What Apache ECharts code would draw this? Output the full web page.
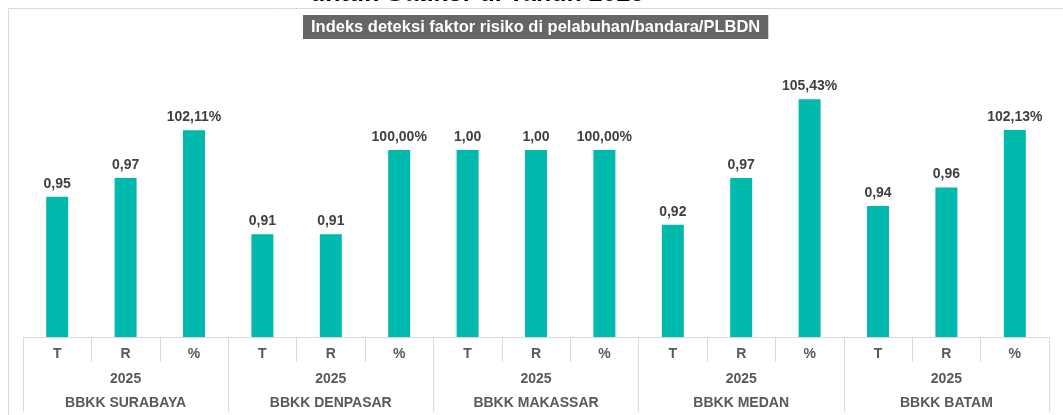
<!DOCTYPE html>
<html>
<head>
<meta charset="utf-8">
<script src="https://cdn.jsdelivr.net/npm/echarts@6/dist/echarts.min.js"></script>
<style>
html,body{margin:0;padding:0;background:#fff;}
#c{width:1063px;height:415px;}
</style>
</head>
<body>
<div id="c"></div>
<script>
// ---- data ----
const groups = ['BBKK SURABAYA', 'BBKK DENPASAR', 'BBKK MAKASSAR', 'BBKK MEDAN', 'BBKK BATAM'];
const years = ['2025', '2025', '2025', '2025', '2025'];
const subCats = ['T', 'R', '%'];
const targetT = [0.95, 0.91, 1.00, 0.92, 0.94];
const realisasiR = [0.97, 0.91, 1.00, 0.97, 0.96];
const persen = [102.11, 100.00, 100.00, 105.43, 102.13];
const mainTitle = 'untuk Gatikor di Tahun 2025';
const subTitle = 'Indeks deteksi faktor risiko di pelabuhan/bandara/PLBDN';

// build flat category list and bar data
const cats = [];
const values = [];
const labels = [];
const fmt = v => v.toFixed(2).replace('.', ',');
groups.forEach((g, i) => {
  cats.push(subCats[0], subCats[1], subCats[2]);
  values.push(targetT[i], realisasiR[i], persen[i] / 100);
  labels.push(fmt(targetT[i]), fmt(realisasiR[i]), fmt(persen[i]) + '%');
});

const FONT = '"Liberation Sans", Arial, sans-serif';
const LINE = '#d9d9d9';
const TXT = '#595959';

const chart = echarts.init(document.getElementById('c'), null, {renderer: 'canvas'});
chart.setOption({
  backgroundColor: '#ffffff',
  animation: false,
  graphic: [{
    type: 'rect', left: 6, top: 6, z: -1,
    shape: {width: 1200, height: 600},
    style: {fill: 'none', stroke: LINE, lineWidth: 1}
  }],
  title: [{
    text: mainTitle, left: 305, top: -23,
    textStyle: {fontFamily: FONT, fontSize: 25, fontWeight: 'bold', color: '#000'}
  }, {
    text: subTitle, left: 303, top: 15,
    backgroundColor: '#666666', padding: [4, 8, 3, 8],
    textStyle: {fontFamily: FONT, fontSize: 16.5, fontWeight: 'bold', color: '#ffffff', lineHeight: 17}
  }],
  grid: {left: 23, right: 14, top: 56.5, bottom: 78, containLabel: false},
  xAxis: [{
    type: 'category', data: cats, position: 'bottom',
    axisLine: {show: true, lineStyle: {color: LINE, width: 1}},
    axisTick: {show: true, interval: 0, length: 25, lineStyle: {color: LINE}},
    axisLabel: {interval: 0, margin: 10, color: TXT, fontFamily: FONT, fontSize: 14, fontWeight: 'bold'}
  }, {
    type: 'category', data: years, position: 'bottom', gridIndex: 0,
    axisLine: {show: false},
    axisTick: {show: true, interval: 0, length: 75, lineStyle: {color: LINE}},
    axisLabel: {interval: 0, margin: 35, color: TXT, fontFamily: FONT, fontSize: 14, fontWeight: 'bold'}
  }, {
    type: 'category', data: groups, position: 'bottom', gridIndex: 0,
    axisLine: {show: false},
    axisTick: {show: false},
    axisLabel: {interval: 0, margin: 59, color: TXT, fontFamily: FONT, fontSize: 14, fontWeight: 'bold'}
  }],
  yAxis: {
    type: 'value', min: 0.8, max: 1.1, show: false,
    splitLine: {show: false}
  },
  series: [{
    type: 'bar', xAxisIndex: 0, data: values, barWidth: 22,
    itemStyle: {color: '#00B9AD'},
    label: {
      show: true, position: 'top', distance: 6,
      color: '#404040', fontFamily: FONT, fontSize: 14, fontWeight: 'bold',
      formatter: p => labels[p.dataIndex]
    }
  }]
});
</script>
</body>
</html>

☆ ☆ ☆ ☆ ☆ ☆ ☆

-- WHAT YOU HAVE TO DO --
Replicate the material above verbatim; images stay out of the copy.

-- OUTPUT FOR THIS EXERCISE --
What Apache ECharts code would draw this? Output the full web page.
<!DOCTYPE html>
<html>
<head>
<meta charset="utf-8">
<script src="https://cdn.jsdelivr.net/npm/echarts@6/dist/echarts.min.js"></script>
<style>
html,body{margin:0;padding:0;background:#fff;}
#c{width:1063px;height:415px;}
</style>
</head>
<body>
<div id="c"></div>
<script>
// ---- data ----
const groups = ['BBKK SURABAYA', 'BBKK DENPASAR', 'BBKK MAKASSAR', 'BBKK MEDAN', 'BBKK BATAM'];
const years = ['2025', '2025', '2025', '2025', '2025'];
const subCats = ['T', 'R', '%'];
const targetT = [0.95, 0.91, 1.00, 0.92, 0.94];
const realisasiR = [0.97, 0.91, 1.00, 0.97, 0.96];
const persen = [102.11, 100.00, 100.00, 105.43, 102.13];
const mainTitle = 'untuk Gatikor di Tahun 2025';
const subTitle = 'Indeks deteksi faktor risiko di pelabuhan/bandara/PLBDN';

// build flat category list and bar data
const cats = [];
const values = [];
const labels = [];
const fmt = v => v.toFixed(2).replace('.', ',');
groups.forEach((g, i) => {
  cats.push(subCats[0], subCats[1], subCats[2]);
  values.push(targetT[i], realisasiR[i], persen[i] / 100);
  labels.push(fmt(targetT[i]), fmt(realisasiR[i]), fmt(persen[i]) + '%');
});

const FONT = '"Liberation Sans", Arial, sans-serif';
const LINE = '#d9d9d9';
const TXT = '#595959';

const chart = echarts.init(document.getElementById('c'), null, {renderer: 'canvas'});
chart.setOption({
  backgroundColor: '#ffffff',
  animation: false,
  graphic: [{
    type: 'rect', left: 6, top: 6, z: -1,
    shape: {width: 1200, height: 600},
    style: {fill: 'none', stroke: LINE, lineWidth: 1}
  }],
  title: [{
    text: mainTitle, left: 305, top: -23,
    textStyle: {fontFamily: FONT, fontSize: 25, fontWeight: 'bold', color: '#000'}
  }, {
    text: subTitle, left: 303, top: 15,
    backgroundColor: '#666666', padding: [4, 8, 3, 8],
    textStyle: {fontFamily: FONT, fontSize: 16.5, fontWeight: 'bold', color: '#ffffff', lineHeight: 17}
  }],
  grid: {left: 23, right: 14, top: 56.5, bottom: 78, containLabel: false},
  xAxis: [{
    type: 'category', data: cats, position: 'bottom',
    axisLine: {show: true, lineStyle: {color: LINE, width: 1}},
    axisTick: {show: true, interval: 0, length: 25, lineStyle: {color: LINE}},
    axisLabel: {interval: 0, margin: 10, color: TXT, fontFamily: FONT, fontSize: 14, fontWeight: 'bold'}
  }, {
    type: 'category', data: years, position: 'bottom', gridIndex: 0,
    axisLine: {show: false},
    axisTick: {show: true, interval: 0, length: 75, lineStyle: {color: LINE}},
    axisLabel: {interval: 0, margin: 35, color: TXT, fontFamily: FONT, fontSize: 14, fontWeight: 'bold'}
  }, {
    type: 'category', data: groups, position: 'bottom', gridIndex: 0,
    axisLine: {show: false},
    axisTick: {show: false},
    axisLabel: {interval: 0, margin: 59, color: TXT, fontFamily: FONT, fontSize: 14, fontWeight: 'bold'}
  }],
  yAxis: {
    type: 'value', min: 0.8, max: 1.1, show: false,
    splitLine: {show: false}
  },
  series: [{
    type: 'bar', xAxisIndex: 0, data: values, barWidth: 22,
    itemStyle: {color: '#00B9AD'},
    label: {
      show: true, position: 'top', distance: 6,
      color: '#404040', fontFamily: FONT, fontSize: 14, fontWeight: 'bold',
      formatter: p => labels[p.dataIndex]
    }
  }]
});
</script>
</body>
</html>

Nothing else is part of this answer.